Part 5 - Window Functions

Rolling Windows

# Time series data
ts = pd.DataFrame({
'date': pd.date_range('2024-01-01', periods=30, freq='D'),
'value': np.random.randn(30).cumsum() + 100
})
ts = ts.set_index('date')

# Rolling mean (7-day moving average)
ts['ma_7'] = ts['value'].rolling(window=7).mean()

# Rolling with minimum periods (handles start of series)
ts['ma_7_min3'] = ts['value'].rolling(window=7, min_periods=3).mean()

# Rolling standard deviation (volatility)
ts['std_7'] = ts['value'].rolling(window=7).std()

# Expanding window (cumulative)
ts['cumulative_mean'] = ts['value'].expanding().mean()
ts['cumulative_max'] = ts['value'].expanding().max()

# Shift (lag features - critical for ML)
ts['lag_1'] = ts['value'].shift(1) # Yesterday's value
ts['lag_7'] = ts['value'].shift(7) # Last week's value
ts['diff_1'] = ts['value'].diff(1) # Day-over-day change
ts['pct_change'] = ts['value'].pct_change(1) # Percentage change

# Rolling per group
multi_ts = pd.DataFrame({
'date': pd.date_range('2024-01-01', periods=10, freq='D').tolist() * 3,
'city': ['NYC']*10 + ['SF']*10 + ['LA']*10,
'sales': np.random.randint(50, 200, 30)
})
multi_ts['rolling_avg'] = (
multi_ts.groupby('city')['sales']
.transform(lambda x: x.rolling(3, min_periods=1).mean())
)

Rank Functions

df = pd.DataFrame({
'user_id': [1, 1, 1, 2, 2, 2],
'order_date': pd.to_datetime(['2024-01-01', '2024-01-15', '2024-02-01',
'2024-01-05', '2024-01-20', '2024-02-10']),
'amount': [100, 200, 150, 300, 50, 250]
})

# Rank within group
df['order_rank'] = df.groupby('user_id')['order_date'].rank(method='dense')

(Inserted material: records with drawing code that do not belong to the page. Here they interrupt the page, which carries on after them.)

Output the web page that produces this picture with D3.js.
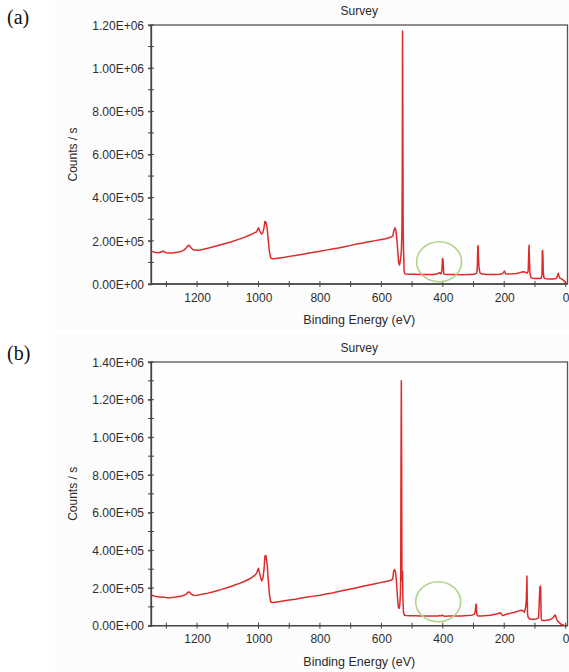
<!DOCTYPE html>
<html><head><meta charset="utf-8">
<script src="https://cdn.jsdelivr.net/npm/d3@7"></script>
<style>
html,body{margin:0;padding:0;background:#fff;}
svg{display:block;}
text{font-family:"Liberation Sans",Arial,sans-serif;}
</style></head>
<body>
<svg id="chart" width="569" height="672"></svg>
<script>
// ---- data ----
const panelLabels = ["(a)", "(b)"];
const chartTitle = "Survey";
const xAxisTitle = "Binding Energy (eV)";
const yAxisTitle = "Counts / s";
const xTickValues = [1300, 1200, 1100, 1000, 900, 800, 700, 600, 500, 400, 300, 200, 100, 0];
const xLabelValues = [1200, 1000, 800, 600, 400, 200, 0];
const yMaxA = 1.2e6;
const yMaxB = 1.4e6;

const energyA = [1350,1344,1338,1332,1326,1320,1314,1310,1306,1300,1290,1280,1270,1260,1250,1242,1235,1230,1227,1224,1220,1214,1208,1200,1190,1180,1165,1150,1135,1120,1105,1090,1075,1060,1045,1030,1020,1012,1006,1003,1000,996,990,986,982,979,976,972,968,964,960,955,945,930,915,900,880,860,840,820,800,780,760,740,720,700,680,660,640,620,600,585,575,568,563,559,556,553,550,547,544,541,538,535,533,532,531,530,529,528,527,526,524,520,505,490,470,450,430,420,414,410,406,403,401,399,397,394,380,360,340,320,305,295,290,288,286,285,284,282,279,272,255,235,215,206,202,199,196,188,175,160,150,142,136,130,125,122,120,119,118,116,113,108,100,92,85,80,77,76,75,74,73,71,68,62,52,42,34,29,26,24,22,19,14,8,3,0,-3,-6];
const countsA = [152000,150000,147000,146000,145000,147000,149000,153000,148000,145000,144000,144000,146000,148000,152000,158000,168000,177000,180000,176000,168000,160000,157000,156000,158000,161000,166000,171000,177000,183000,189000,195000,202000,209000,217000,226000,232000,238000,242000,252000,260000,245000,231000,238000,262000,290000,287000,262000,200000,145000,120000,117000,118000,121000,124000,128000,132000,137000,142000,147000,152000,157000,162000,167000,173000,179000,185000,190000,196000,201000,206000,210000,214000,218000,222000,248000,260000,250000,215000,160000,100000,88000,110000,150000,240000,500000,1172000,700000,260000,172000,120000,60000,48000,46000,45000,45000,44500,44000,44500,46000,50000,52000,47000,62000,118000,110000,48000,45000,44000,43500,43000,43500,44500,46000,50000,62000,175000,178000,130000,75000,52000,46000,44000,44000,45000,47000,55000,60000,48000,46000,47000,49000,52000,56000,57000,54000,50000,60000,150000,180000,120000,45000,30000,27000,26000,25000,26000,27000,40000,150000,155000,130000,60000,30000,25000,24000,23000,23000,24000,28000,42000,50000,38000,27000,24000,18000,10000,5000,3000];

const energyB = [1350,1344,1338,1332,1326,1320,1314,1310,1306,1300,1290,1280,1270,1260,1250,1242,1235,1230,1227,1224,1220,1214,1208,1200,1190,1180,1165,1150,1135,1120,1105,1090,1075,1060,1045,1030,1020,1012,1006,1003,1000,996,990,986,982,979,976,972,968,964,960,955,945,930,915,900,880,860,840,820,800,780,760,740,720,700,680,660,640,620,600,585,575,568,563,560,557,554,551,548,545,542,540,538,537,536,535,534,533,532,531,530,528,525,520,505,490,470,450,430,420,414,410,406,403,401,399,397,394,380,360,340,320,305,298,295,292,291,290,289,287,285,278,265,245,225,212,208,205,202,198,190,175,160,150,144,138,134,130,128,126,125,124,122,120,117,112,104,95,88,84,82,81,80,79,78,76,73,68,58,48,40,35,32,30,28,26,22,16,9,3,0,-3,-6];
const countsB = [163000,160000,157000,155000,153000,152000,151000,153000,151000,149000,148000,150000,152000,155000,158000,162000,168000,176000,180000,177000,169000,163000,161000,162000,165000,168000,173000,179000,186000,193000,200000,208000,217000,226000,236000,248000,258000,268000,278000,295000,305000,275000,238000,250000,300000,370000,372000,330000,240000,160000,126000,123000,124000,128000,132000,136000,141000,147000,152000,157000,162000,168000,174000,181000,188000,195000,202000,209000,216000,223000,230000,235000,239000,243000,248000,290000,298000,285000,240000,160000,100000,92000,110000,170000,250000,890000,1300000,890000,240000,285000,287000,150000,70000,56000,54000,53000,52500,52000,52000,51500,51000,52000,54000,52000,55000,56000,53000,51000,50500,51000,51500,52000,53500,56000,60000,70000,112000,115000,90000,60000,53000,52000,52000,53000,55000,62000,69000,58000,54000,55000,58000,62000,68000,74000,80000,82000,78000,72000,100000,140000,264000,136000,60000,45000,40000,36000,34000,34000,36000,42000,205000,210000,180000,60000,35000,30000,28000,27000,28000,30000,34000,45000,57000,50000,38000,30000,25000,18000,9000,4000,2000];

// annotation circles (centre in data units)
const circleA = {energy: 412, counts: 103000};
const circleB = {energy: 415, counts: 127000};

// ---- layout ----
const svg = d3.select("#chart");
const panels = [
  {label: panelLabels[0], energy: energyA, counts: countsA, yMax: yMaxA, top: 25, bottom: 284, circle: circleA, bgTop: 0, bgBot: 330, labelY: 24},
  {label: panelLabels[1], energy: energyB, counts: countsB, yMax: yMaxB, top: 362, bottom: 625.7, circle: circleB, bgTop: 334, bgBot: 672, labelY: 360}
];
const left = 151, right = 567.5;
const x = d3.scaleLinear().domain([1350, -6]).range([left, right]);

function sci(v) {
  if (v === 0) return "0.00E+00";
  const e = Math.floor(Math.log10(Math.abs(v)) + 1e-9);
  const m = v / Math.pow(10, e);
  return m.toFixed(2) + "E" + (e >= 0 ? "+" : "-") + String(Math.abs(e)).padStart(2, "0");
}

panels.forEach(p => {
  const y = d3.scaleLinear().domain([0, p.yMax]).range([p.bottom, p.top]);
  const g = svg.append("g");

  g.append("rect").attr("x", 55).attr("y", p.bgTop).attr("width", 569 - 55).attr("height", p.bgBot - p.bgTop)
    .attr("fill", "#fcfcfc");

  g.append("text").attr("x", 7).attr("y", p.labelY)
    .style("font-family", "'Liberation Serif','Times New Roman',serif").style("font-size", "20px")
    .attr("fill", "#111").text(p.label);

  // frame
  g.append("rect").attr("x", left).attr("y", p.top).attr("width", right - left).attr("height", p.bottom - p.top)
    .attr("fill", "#fefefe").attr("stroke", "#555").attr("stroke-width", 1.3);

  // title
  g.append("text").attr("x", (left + right) / 2).attr("y", p.top - 10).attr("text-anchor", "middle")
    .style("font-size", "12px").attr("fill", "#2a2a2a").text(chartTitle);

  // y axis
  const yMajor = d3.range(0, p.yMax + 1, 200000);
  const yMinor = d3.range(0, p.yMax + 1, 100000);
  const yAxis = d3.axisLeft(y).tickValues(yMajor).tickFormat(sci).tickSize(3).tickPadding(4);
  const ya = g.append("g").attr("transform", `translate(${left},0)`).call(yAxis);
  ya.select(".domain").attr("stroke", "#444").attr("stroke-width", 1.3);
  ya.selectAll(".tick text").style("font-size", "12px").attr("fill", "#2e2e2e").attr("dy", "0.35em");
  ya.selectAll(".tick line").attr("stroke", "#444");
  g.append("g").selectAll("line").data(yMinor).join("line")
    .attr("x1", left - 3).attr("x2", left + 3).attr("y1", d => y(d)).attr("y2", d => y(d))
    .attr("stroke", "#444").attr("stroke-width", 1);

  // x axis
  const xAxis = d3.axisBottom(x).tickValues(xLabelValues).tickFormat(d3.format("d")).tickSize(3).tickPadding(6);
  const xa = g.append("g").attr("transform", `translate(0,${p.bottom})`).call(xAxis);
  xa.select(".domain").remove();
  xa.selectAll(".tick line").remove();
  xa.selectAll(".tick text").style("font-size", "12px").attr("fill", "#2e2e2e");
  g.append("line").attr("x1", left).attr("x2", right).attr("y1", p.bottom).attr("y2", p.bottom)
    .attr("stroke", "#444").attr("stroke-width", 1.3);
  g.append("g").selectAll("line").data(xTickValues).join("line")
    .attr("x1", d => x(d)).attr("x2", d => x(d)).attr("y1", p.bottom - 3).attr("y2", p.bottom + 3)
    .attr("stroke", "#444").attr("stroke-width", 1);

  // axis titles
  g.append("text").attr("x", (left + right) / 2).attr("y", p.bottom + 40).attr("text-anchor", "middle")
    .style("font-size", "12.5px").attr("fill", "#2a2a2a").text(xAxisTitle);
  g.append("text").attr("transform", `translate(77,${(p.top + p.bottom) / 2}) rotate(-90)`)
    .attr("text-anchor", "middle").style("font-size", "12px").attr("fill", "#2a2a2a").text(yAxisTitle);

  // spectrum
  const data = p.energy.map((e, i) => ({e, c: p.counts[i]}));
  g.append("path").datum(data)
    .attr("d", d3.line().x(d => x(d.e)).y(d => y(d.c)))
    .attr("fill", "none").attr("stroke", "#dd2a2a").attr("stroke-width", 1.5).attr("stroke-linejoin", "round");

  // annotation ellipse
  g.append("ellipse").attr("cx", x(p.circle.energy)).attr("cy", y(p.circle.counts))
    .attr("rx", 22.5).attr("ry", 20)
    .attr("fill", "none").attr("stroke", "#b2d28a").attr("stroke-width", 1.6);
});
</script>
</body></html>
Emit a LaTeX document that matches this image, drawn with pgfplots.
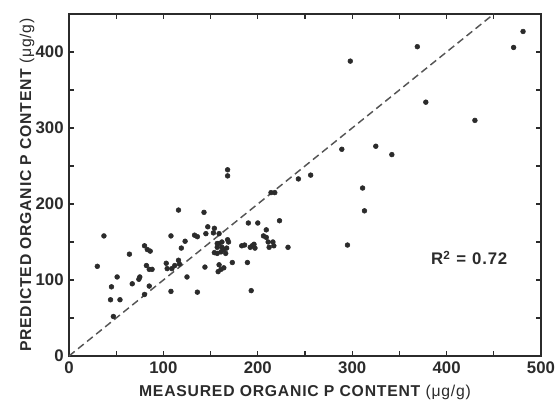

# Get first and last per group
df['is_first_order'] = df.groupby('user_id')['order_date'].rank() == 1
df['is_last_order'] = df.groupby('user_id')['order_date'].rank(ascending=False) == 1

# Cumulative count per group
df['order_number'] = df.groupby('user_id').cumcount() + 1

Part 6 - Handling Missing Data

Detection and Strategies

df = pd.DataFrame({
'age': [25, None, 35, 28, None],
'income': [50000, 75000, None, 60000, 80000],
'city': ['NYC', 'SF', None, 'NYC', 'LA'],
'score': [0.8, 0.6, 0.9, None, 0.7]
})

# Detection
df.isnull().sum() # Count per column
df.isnull().sum() / len(df) # Percentage per column
df.isnull().any(axis=1).sum() # Rows with any missing

# Strategy 1: Drop rows/columns
df.dropna() # Drop rows with any NaN
df.dropna(subset=['age']) # Drop only if 'age' is NaN
df.dropna(thresh=3) # Keep rows with at least 3 non-null values

# Strategy 2: Fill with constant
df['city'].fillna('Unknown')

# Strategy 3: Fill with statistics
df['age'].fillna(df['age'].median())
df['income'].fillna(df['income'].mean())

# Strategy 4: Group-aware fill (better for ML)
df['income'] = df.groupby('city')['income'].transform(
lambda x: x.fillna(x.median())
)

# Strategy 5: Forward/backward fill (for time series)
df['score'].fillna(method='ffill') # Forward fill
df['score'].fillna(method='bfill') # Backward fill

# Strategy 6: Interpolation (for time series)
df['score'].interpolate(method='linear')

# Create missing indicator features (useful for ML)
df['age_missing'] = df['age'].isnull().astype(int)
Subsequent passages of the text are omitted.